Amazon S3 supports the BitTorrent protocol, which is a peer-to-peer protocol for a fast and cost-effective option for downloading objects from Amazon S3. This is useful when you have a number of people downloading the same large file. Peer-to-peer sharing allows costs to be optimized.
aws s3api get-object-torrent --bucket bucketname --key large-video-file.mp4 large-video-file.torrent
Amazon S3 supports both server-side and client-side encryption. Client-side encryption is managed by the user while Amazon S3 provides AWS 256-bit server-side encryption. With server-side encryption, objects are encrypted before they are stored in AWS data centers and decrypted by Amazon S3 before they are delivered back to the user.
aws s3 cp --sse s3://bucketname/objectname
All Amazon S3 objects and buckets are private by default. If a user wants to allow other accounts or customers without AWS credentials to upload objects to the user’s bucket, that can be achieved with pre-signed URLs.
aws s3 presign s3://bucketname/test.txt --expires-in 4800
Amazon S3 is one of the most important services on AWS, so knowing it well can come in handy during an examination. Some prominent S3 topics for AWS certifications are storage classes, consistency model, ACL and policy, performance and lifecycle models.

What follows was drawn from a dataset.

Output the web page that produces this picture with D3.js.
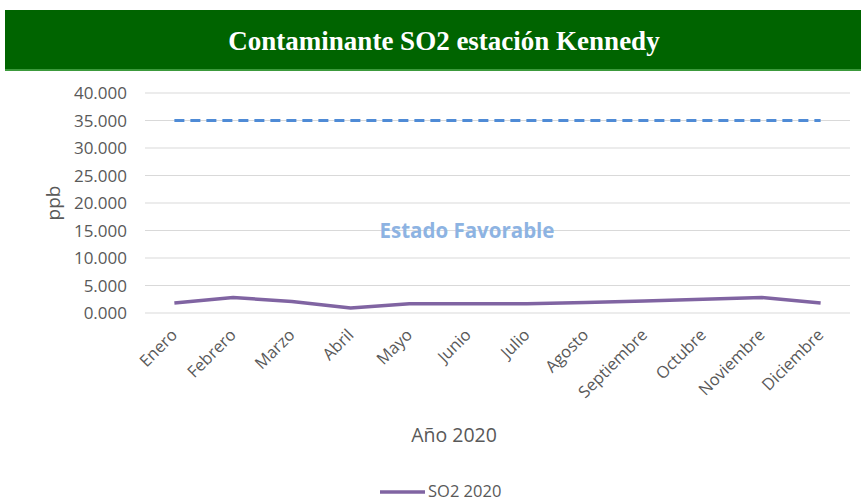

This AWS certification cheat sheet for Amazon S3 was created to give you an edge in an AWS certification exam. However, it is highly recommended that you refer to the Amazon S3 FAQs for a full refresher course on Amazon S3 topics before you head into an exam.
It’s also helpful to practice hands-on using the AWS web console and AWS CLI before you put your skills to the test in the actual AWS certification exam. This way you'll be completely sure you’re ready for all AWS storage and Amazon S3-related questions you’ll run into on your AWS exam.
And keep in mind, S3 is just one aspect of the exam. It will help to get to be familiar with AWS in general, from products like AWS EBS and AWS EFS to the ins and outs of AWS migration and AWS high availability.